Repeat every entry word for word, but leave the images out of your copy.

┏━━

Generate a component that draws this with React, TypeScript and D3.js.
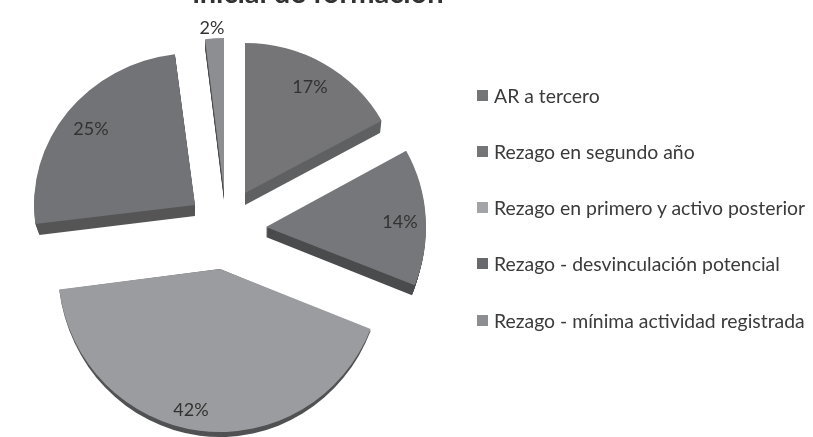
import React from "react";
import * as d3 from "d3";

const categories = [
  "AR a tercero",
  "Rezago en segundo año",
  "Rezago en primero y activo posterior",
  "Rezago - desvinculación potencial",
  "Rezago - mínima actividad registrada",
];
const values = [17, 14, 42, 25, 2];
const titleText = "inicial de formación";

// Layout of the exploded, tilted pie (not data)
const apexX = [245, 266, 220, 195, 224];
const apexY = [193, 227, 269, 205, 192];
const radiusX = [156, 160, 162, 161, 152];
const radiusY = [150, 158, 163, 152, 154];
const wallDepth = [12, 10, 0, 11, 8];
const wallGrow = [0, 0, 5, 0, 0];
const wallShrink = [1.5, 3, 0, 4, 0];
const faceColors = ["#747578", "#76777a", "#9b9c9f", "#727376", "#8d8e91"];
const wallColors = ["#5f6062", "#4a4b4d", "#505153", "#545557", "#4a4b4d"];
const legendColors = ["#737477", "#737477", "#a3a4a7", "#68696c", "#8d8e91"];
const labelX = [310, 400, 191, 91, 212];
const labelY = [86, 221, 409, 128, 27];
const legendY = [96, 152, 208, 264, 321];

export default function App() {
  const pieAngles = d3.pie<number>().sort(null)(values);
  const unitArc = d3.arc<d3.PieArcDatum<number>>().innerRadius(0).outerRadius(1);
  const fontFamily = "Lato, Carlito, sans-serif";
  return (
    <svg
      width={813}
      height={437}
      style={{ position: "absolute", left: 0, top: 0, background: "#fff" }}
    >
      <defs>
        <filter id="soft" x="-5%" y="-5%" width="110%" height="110%">
          <feGaussianBlur stdDeviation="0.55" />
        </filter>
      </defs>
      <g filter="url(#soft)">
        <text
          x={318}
          y={3}
          textAnchor="middle"
          fontFamily={fontFamily}
          fontWeight={700}
          fontSize={29}
          fill="#333"
        >
          {titleText}
        </text>
        {pieAngles.map((d, i) => {
          const path = unitArc(d) as string;
          return (
            <g key={categories[i]}>
              {wallGrow[i] > 0 && (
                <path
                  d={path}
                  fill={wallColors[i]}
                  transform={`translate(${apexX[i]},${apexY[i]}) scale(${radiusX[i]},${radiusY[i] + wallGrow[i]})`}
                />
              )}
              {d3.range(1, wallDepth[i] + 1).map((k) => (
                <path
                  key={k}
                  d={path}
                  fill={wallColors[i]}
                  transform={`translate(${apexX[i]},${apexY[i] + k}) scale(${radiusX[i] - (wallShrink[i] * k) / wallDepth[i]},${radiusY[i]})`}
                />
              ))}
              <path
                d={path}
                fill={faceColors[i]}
                transform={`translate(${apexX[i]},${apexY[i]}) scale(${radiusX[i]},${radiusY[i]})`}
              />
            </g>
          );
        })}
        {values.map((v, i) => (
          <text
            key={i}
            x={labelX[i]}
            y={labelY[i] + 7}
            textAnchor="middle"
            fontFamily={fontFamily}
            fontSize={18}
            fill="#333"
          >
            {v}%
          </text>
        ))}
        {categories.map((c, i) => (
          <g key={c}>
            <rect x={477} y={legendY[i] - 6} width={11} height={11} fill={legendColors[i]} />
            <text
              x={494}
              y={legendY[i] + 6.5}
              fontFamily={fontFamily}
              fontSize={19.4}
              fill="#3a3a3a"
            >
              {c}
            </text>
          </g>
        ))}
      </g>
    </svg>
  );
}
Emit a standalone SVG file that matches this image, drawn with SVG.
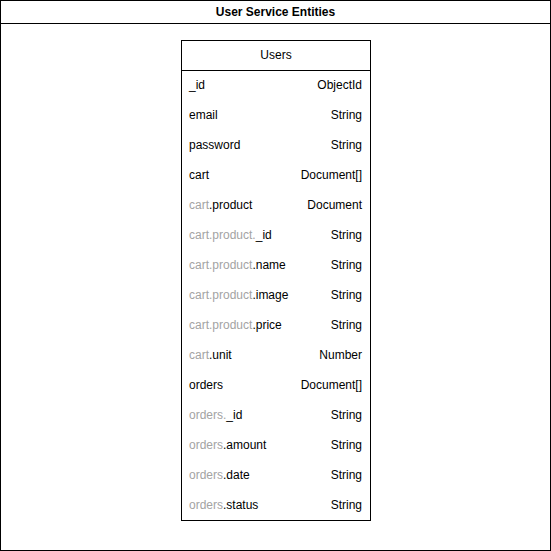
<svg xmlns="http://www.w3.org/2000/svg" width="551" height="551" viewBox="0 0 551 551">
<style>
text{font-family:"Liberation Sans",Arial,Helvetica,sans-serif;font-size:12px;fill:#000}
.t{font-weight:bold}
.r{text-anchor:end}
.g{fill:#a3a3a3}
.box{fill:#fff;stroke:#000;stroke-width:1}
</style>
<rect width="551" height="551" fill="#fff"/>
<g id="frame">
<rect class="box" x="0.5" y="0.5" width="550" height="550"/>
<line x1="0.5" y1="23.5" x2="550.5" y2="23.5" stroke="#000"/>
<text class="t" x="275.5" y="16" text-anchor="middle">User Service Entities</text>
</g>
<g id="users">
<rect class="box" x="181.5" y="40.5" width="189" height="480"/>
<line x1="181.5" y1="70.5" x2="370.5" y2="70.5" stroke="#000"/>
<text x="276" y="59" text-anchor="middle">Users</text>
<text x="189" y="89">_id</text><text class="r" x="362" y="89">ObjectId</text>
<text x="189" y="119">email</text><text class="r" x="362" y="119">String</text>
<text x="189" y="149">password</text><text class="r" x="362" y="149">String</text>
<text x="189" y="179">cart</text><text class="r" x="362" y="179">Document[]</text>
<text x="189" y="209"><tspan class="g">cart</tspan>.product</text><text class="r" x="362" y="209">Document</text>
<text x="189" y="239"><tspan class="g">cart.product.</tspan>_id</text><text class="r" x="362" y="239">String</text>
<text x="189" y="269"><tspan class="g">cart.product</tspan>.name</text><text class="r" x="362" y="269">String</text>
<text x="189" y="299"><tspan class="g">cart.product</tspan>.image</text><text class="r" x="362" y="299">String</text>
<text x="189" y="329"><tspan class="g">cart.product</tspan>.price</text><text class="r" x="362" y="329">String</text>
<text x="189" y="359"><tspan class="g">cart</tspan>.unit</text><text class="r" x="362" y="359">Number</text>
<text x="189" y="389">orders</text><text class="r" x="362" y="389">Document[]</text>
<text x="189" y="419"><tspan class="g">orders.</tspan>_id</text><text class="r" x="362" y="419">String</text>
<text x="189" y="449"><tspan class="g">orders</tspan>.amount</text><text class="r" x="362" y="449">String</text>
<text x="189" y="479"><tspan class="g">orders</tspan>.date</text><text class="r" x="362" y="479">String</text>
<text x="189" y="509"><tspan class="g">orders</tspan>.status</text><text class="r" x="362" y="509">String</text>
</g>
</svg>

┗━━

● **RESULT OF THE EXERCISE**:
Generate a component that draws this with React, TypeScript and D3.js.
import React from "react";
import * as d3 from "d3";

const categories = [
  "AR a tercero",
  "Rezago en segundo año",
  "Rezago en primero y activo posterior",
  "Rezago - desvinculación potencial",
  "Rezago - mínima actividad registrada",
];
const values = [17, 14, 42, 25, 2];
const titleText = "inicial de formación";

// Layout of the exploded, tilted pie (not data)
const apexX = [245, 266, 220, 195, 224];
const apexY = [193, 227, 269, 205, 192];
const radiusX = [156, 160, 162, 161, 152];
const radiusY = [150, 158, 163, 152, 154];
const wallDepth = [12, 10, 0, 11, 8];
const wallGrow = [0, 0, 5, 0, 0];
const wallShrink = [1.5, 3, 0, 4, 0];
const faceColors = ["#747578", "#76777a", "#9b9c9f", "#727376", "#8d8e91"];
const wallColors = ["#5f6062", "#4a4b4d", "#505153", "#545557", "#4a4b4d"];
const legendColors = ["#737477", "#737477", "#a3a4a7", "#68696c", "#8d8e91"];
const labelX = [310, 400, 191, 91, 212];
const labelY = [86, 221, 409, 128, 27];
const legendY = [96, 152, 208, 264, 321];

export default function App() {
  const pieAngles = d3.pie<number>().sort(null)(values);
  const unitArc = d3.arc<d3.PieArcDatum<number>>().innerRadius(0).outerRadius(1);
  const fontFamily = "Lato, Carlito, sans-serif";
  return (
    <svg
      width={813}
      height={437}
      style={{ position: "absolute", left: 0, top: 0, background: "#fff" }}
    >
      <defs>
        <filter id="soft" x="-5%" y="-5%" width="110%" height="110%">
          <feGaussianBlur stdDeviation="0.55" />
        </filter>
      </defs>
      <g filter="url(#soft)">
        <text
          x={318}
          y={3}
          textAnchor="middle"
          fontFamily={fontFamily}
          fontWeight={700}
          fontSize={29}
          fill="#333"
        >
          {titleText}
        </text>
        {pieAngles.map((d, i) => {
          const path = unitArc(d) as string;
          return (
            <g key={categories[i]}>
              {wallGrow[i] > 0 && (
                <path
                  d={path}
                  fill={wallColors[i]}
                  transform={`translate(${apexX[i]},${apexY[i]}) scale(${radiusX[i]},${radiusY[i] + wallGrow[i]})`}
                />
              )}
              {d3.range(1, wallDepth[i] + 1).map((k) => (
                <path
                  key={k}
                  d={path}
                  fill={wallColors[i]}
                  transform={`translate(${apexX[i]},${apexY[i] + k}) scale(${radiusX[i] - (wallShrink[i] * k) / wallDepth[i]},${radiusY[i]})`}
                />
              ))}
              <path
                d={path}
                fill={faceColors[i]}
                transform={`translate(${apexX[i]},${apexY[i]}) scale(${radiusX[i]},${radiusY[i]})`}
              />
            </g>
          );
        })}
        {values.map((v, i) => (
          <text
            key={i}
            x={labelX[i]}
            y={labelY[i] + 7}
            textAnchor="middle"
            fontFamily={fontFamily}
            fontSize={18}
            fill="#333"
          >
            {v}%
          </text>
        ))}
        {categories.map((c, i) => (
          <g key={c}>
            <rect x={477} y={legendY[i] - 6} width={11} height={11} fill={legendColors[i]} />
            <text
              x={494}
              y={legendY[i] + 6.5}
              fontFamily={fontFamily}
              fontSize={19.4}
              fill="#3a3a3a"
            >
              {c}
            </text>
          </g>
        ))}
      </g>
    </svg>
  );
}
Emit a standalone SVG file that matches this image, drawn with SVG.
<svg xmlns="http://www.w3.org/2000/svg" width="551" height="551" viewBox="0 0 551 551">
<style>
text{font-family:"Liberation Sans",Arial,Helvetica,sans-serif;font-size:12px;fill:#000}
.t{font-weight:bold}
.r{text-anchor:end}
.g{fill:#a3a3a3}
.box{fill:#fff;stroke:#000;stroke-width:1}
</style>
<rect width="551" height="551" fill="#fff"/>
<g id="frame">
<rect class="box" x="0.5" y="0.5" width="550" height="550"/>
<line x1="0.5" y1="23.5" x2="550.5" y2="23.5" stroke="#000"/>
<text class="t" x="275.5" y="16" text-anchor="middle">User Service Entities</text>
</g>
<g id="users">
<rect class="box" x="181.5" y="40.5" width="189" height="480"/>
<line x1="181.5" y1="70.5" x2="370.5" y2="70.5" stroke="#000"/>
<text x="276" y="59" text-anchor="middle">Users</text>
<text x="189" y="89">_id</text><text class="r" x="362" y="89">ObjectId</text>
<text x="189" y="119">email</text><text class="r" x="362" y="119">String</text>
<text x="189" y="149">password</text><text class="r" x="362" y="149">String</text>
<text x="189" y="179">cart</text><text class="r" x="362" y="179">Document[]</text>
<text x="189" y="209"><tspan class="g">cart</tspan>.product</text><text class="r" x="362" y="209">Document</text>
<text x="189" y="239"><tspan class="g">cart.product.</tspan>_id</text><text class="r" x="362" y="239">String</text>
<text x="189" y="269"><tspan class="g">cart.product</tspan>.name</text><text class="r" x="362" y="269">String</text>
<text x="189" y="299"><tspan class="g">cart.product</tspan>.image</text><text class="r" x="362" y="299">String</text>
<text x="189" y="329"><tspan class="g">cart.product</tspan>.price</text><text class="r" x="362" y="329">String</text>
<text x="189" y="359"><tspan class="g">cart</tspan>.unit</text><text class="r" x="362" y="359">Number</text>
<text x="189" y="389">orders</text><text class="r" x="362" y="389">Document[]</text>
<text x="189" y="419"><tspan class="g">orders.</tspan>_id</text><text class="r" x="362" y="419">String</text>
<text x="189" y="449"><tspan class="g">orders</tspan>.amount</text><text class="r" x="362" y="449">String</text>
<text x="189" y="479"><tspan class="g">orders</tspan>.date</text><text class="r" x="362" y="479">String</text>
<text x="189" y="509"><tspan class="g">orders</tspan>.status</text><text class="r" x="362" y="509">String</text>
</g>
</svg>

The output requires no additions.